The radical right-wing Popular Orthodox Rally (LAOS), that is frequently compared with the French National Front of Marine Le Pen, may also get into the parliament. Its ideology is a combination of traditional Greek nationalism, Greek Orthodoxy, anti-globalism, anti-Islamism and Euroscepticism. The Popular Orthodox Rally stands against illegal immigration seeing it as the main factor spurring crime and unemployment growth. It criticizes European integration, predicts loss of sovereignty and establishment of “new totalitarianism” on the continent. The party leader Giorgos Karatzaferis has already blamed Germany for getting the whole European Union “under the German boot” – these accusations are not destitute of substantiation in the eyes of the Greeks. Karatzaferis is not alone in his views. Anti German sentiment is widely spread among the majority of Greeks. The whole Greece was shocked by the German finance minister Wolfgang Schäuble’s statement that the Greeks would have to partially lose its independence to get out of crisis. The German editions are full of calls to make Greece sell its islands, the Acropolis of Athens and all the cultural heritage to pay off debts to foreign money-lenders. The Greek companies get bankrupt, they have nowhere to go for money. Every day foreign investors, first of all the German ones, buy cheap land, energy producing companies, factories, mines, airports, roads, banks, ports.

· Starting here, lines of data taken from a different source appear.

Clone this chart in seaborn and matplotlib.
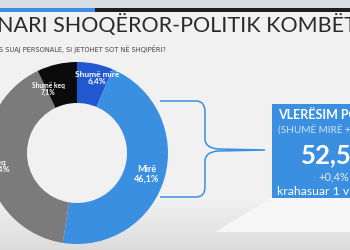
import matplotlib
matplotlib.use("Agg")
import matplotlib.pyplot as plt
import seaborn as sns
import numpy as np
from matplotlib.path import Path
from matplotlib.patches import PathPatch, Rectangle, Polygon

sns.set_theme(style="white")
plt.rcParams['font.family'] = ['Lato', 'DejaVu Sans']

# ---- data ----
categories = ["Shumë mirë", "Mirë", "Keq", "Shumë keq"]
values = [6.4, 46.1, 40.4, 7.1]
value_labels = ["6,4%", "46,1%", "40,4%", "7,1%"]
colors = ["#2158d0", "#3a8fe0", "#7b7b7b", "#0b0b0b"]
title = "NARI SHOQËROR-POLITIK KOMBËTAR"
subtitle = "S SUAJ PERSONALE, SI JETOHET SOT NË SHQIPËRI?"
box_lines = ["VLERËSIM POZITIV", "(SHUMË MIRË + MIRË)", "52,5%", "+0,4%", "krahasuar 1 vit më parë"]

W, H = 350, 250
fig = plt.figure(figsize=(3.5, 2.5), dpi=100)
fig.patch.set_facecolor("#f1f1f1")

# top bars in figure coordinates
tf = fig.transFigure
fig.add_artist(Rectangle((0, 1 - 8 / H), 1, 8 / H, transform=tf, color="#d9dde4", lw=0, zorder=5))
fig.add_artist(Rectangle((0, 1 - 12 / H), 95 / W, 4 / H, transform=tf, color="#3a8fe0", lw=0, zorder=5))
fig.add_artist(Rectangle((95 / W, 1 - 12 / H), 1 - 95 / W, 4 / H, transform=tf, color="#1e1e1e", lw=0, zorder=5))

ax = fig.add_axes([0, 0, 1, 1])
ax.set_facecolor("#f1f1f1")
ax.patch.set_alpha(0)

def Y(y):
    return H - y

# donut
cx, cy, R = 77, 153, 91
wedges, _ = ax.pie(values, colors=colors, startangle=90, counterclock=False,
                   center=(cx, Y(cy)), radius=R,
                   wedgeprops=dict(width=R - 50, linewidth=0))
for wd in wedges:
    wd.set_zorder(2)
ax.set_xlim(0, W)
ax.set_ylim(0, H)
ax.set_aspect('auto')
ax.axis('off')

# background shading at bottom
for i in range(30):
    y0 = 200 + i * 50 / 30
    t = i / 29
    c = 0.94 - 0.08 * t
    ax.add_patch(Rectangle((0, Y(y0 + 50 / 30 + 0.5)), W, 50 / 30 + 0.5,
                           color=(c, c, c), lw=0, zorder=0.2))
ax.add_patch(Polygon([(271, Y(198)), (350, Y(198)), (350, Y(232)), (215, Y(232))],
                     closed=True, color="#f6f6f6", lw=0, zorder=0.5))

# titles
ax.text(-3, Y(32), title, fontsize=15.5, color="#2a2a2a", va='baseline', ha='left',
        zorder=2)
ax.text(-1, Y(52), subtitle, fontsize=4.8, color="#444444", va='baseline', ha='left',
        family=['Liberation Sans Narrow', 'DejaVu Sans'], zorder=2)

label_pos = [(97, 78), (147, 174), (-1, 166), (48, 89)]
label_size = [6.0, 6.5, 6.0, 4.8]
for cat, vl, (lx, ly), fs in zip(categories, value_labels, label_pos, label_size):
    ax.text(lx, Y(ly), f"{cat}\n{vl}", fontsize=fs, color="white", ha='center', va='center',
            fontweight='bold', linespacing=1.1, zorder=3)

# brace
blue = "#3a8fe0"
verts = [(160, Y(101)), (196, Y(101)), (205, Y(101)), (205, Y(112)),
         (205, Y(139)), (205, Y(148)), (218, Y(149)), (265, Y(150)),
         (218, Y(151)), (205, Y(152)), (205, Y(161)),
         (205, Y(187)), (205, Y(197)), (196, Y(197)), (160, Y(197))]
codes = [Path.MOVETO, Path.LINETO, Path.CURVE3, Path.CURVE3,
         Path.LINETO, Path.CURVE3, Path.CURVE3, Path.LINETO,
         Path.LINETO, Path.CURVE3, Path.CURVE3,
         Path.LINETO, Path.CURVE3, Path.CURVE3, Path.LINETO]
ax.add_patch(PathPatch(Path(verts, codes), fill=False, edgecolor=blue, lw=1.1, zorder=1.5))

# box
ax.add_patch(Rectangle((272, Y(198)), 85, 94, color=blue, lw=0, zorder=2))
ax.text(278, Y(119), box_lines[0], fontsize=9.0, fontweight='bold', color='white',
        ha='left', va='baseline', zorder=3)
ax.text(278, Y(134), box_lines[1], fontsize=7.2, color='#d2e5f9',
        ha='left', va='baseline', zorder=3)
ax.text(301, Y(163), box_lines[2], fontsize=18.5, fontweight='bold', color='white',
        ha='left', va='baseline', zorder=3)
ax.text(318, Y(180), box_lines[3], fontsize=8.0, color='#e6f0fc',
        ha='left', va='baseline', zorder=3)
ax.text(277, Y(195), box_lines[4], fontsize=8.8, color='white',
        ha='left', va='baseline', zorder=3)

fig.savefig("out.png", dpi=100, facecolor=fig.get_facecolor())
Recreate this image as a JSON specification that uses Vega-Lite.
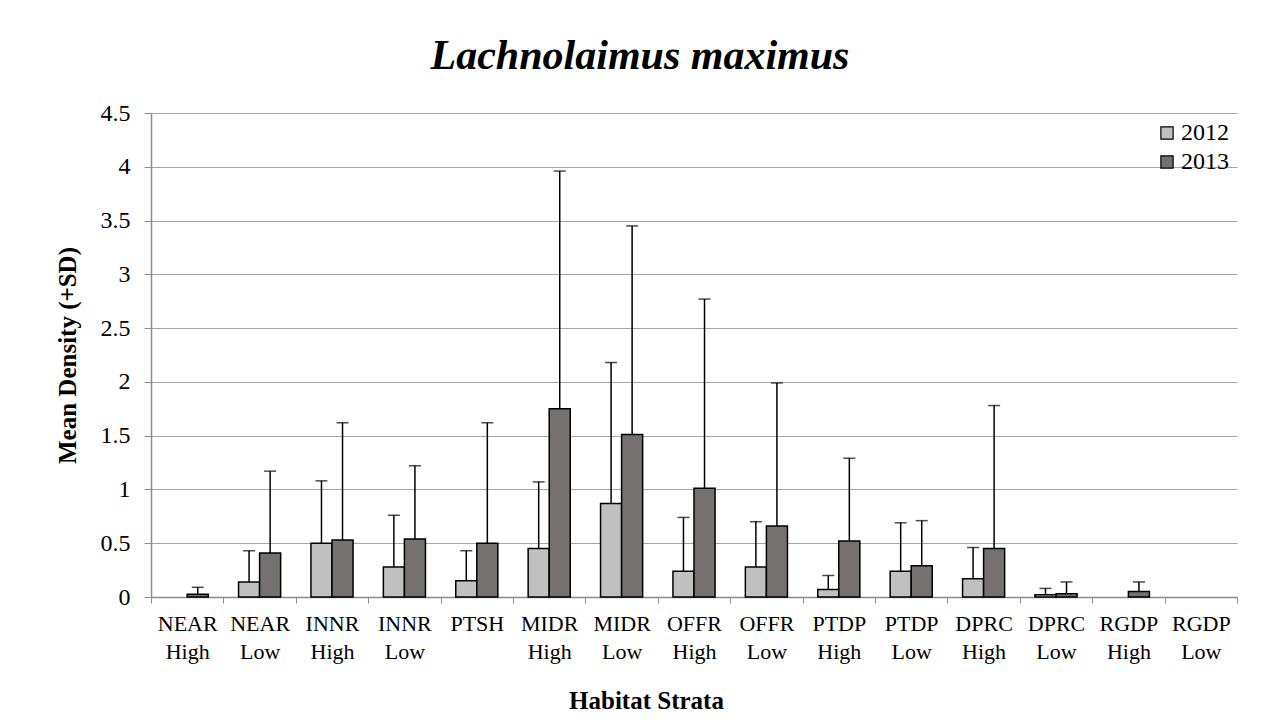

The prolonged economic crisis makes Greece more radical. The time of moderate political parties appears to be over. The political situation gets more heated. The Greeks are not ready to tighten the belts more and more as years go by – as they see it, it’s the government, not the people, who should be made responsible for economic policy errors or banal theft. The people refuse to understand why the crucial issue of their readiness to acquire new credits has not been submitted to national referendum. They are inclined to think the greedy government swindled them out of money colluding with foreign creditors. Having lost economic sovereignty Greece may be destitute of political sovereignty and part of territory now. The demands to give away the Greek islands to pay off credits are becoming louder abroad!

The question comes up: who provides funds for the Golden Dawn party, that is notorious for its Nazi past, and why the Western media gives it so much attention? Isn’t it for the purpose of presenting Greece as a “fascist state” when the X hour comes and prepare the public opinion for the occupation of the country in case it refuses to pay off its multibillion debts? It won’t take long to find a pretext: the protection of property going into the hands of international financiers as debt compensation.

The Greece’s destiny is sad – the destiny of the country that is the cradle of democracy and the place of Europe’s birth in ancient times. If people could draw the lessons, the Hellas of today would be a good experience to take into consideration by the countries that today strive to join the European Union and “become rich”. The Brussels bureaucracy sees the EU member countries as corporations to be made bankrupt, split up, swallowed up… Not long ago Greece marked the anniversary of liberation from the yoke of the Ottoman empire and becoming independent in 1821. Is it on the way of losing independence again – this time to nationless Eurocorporation?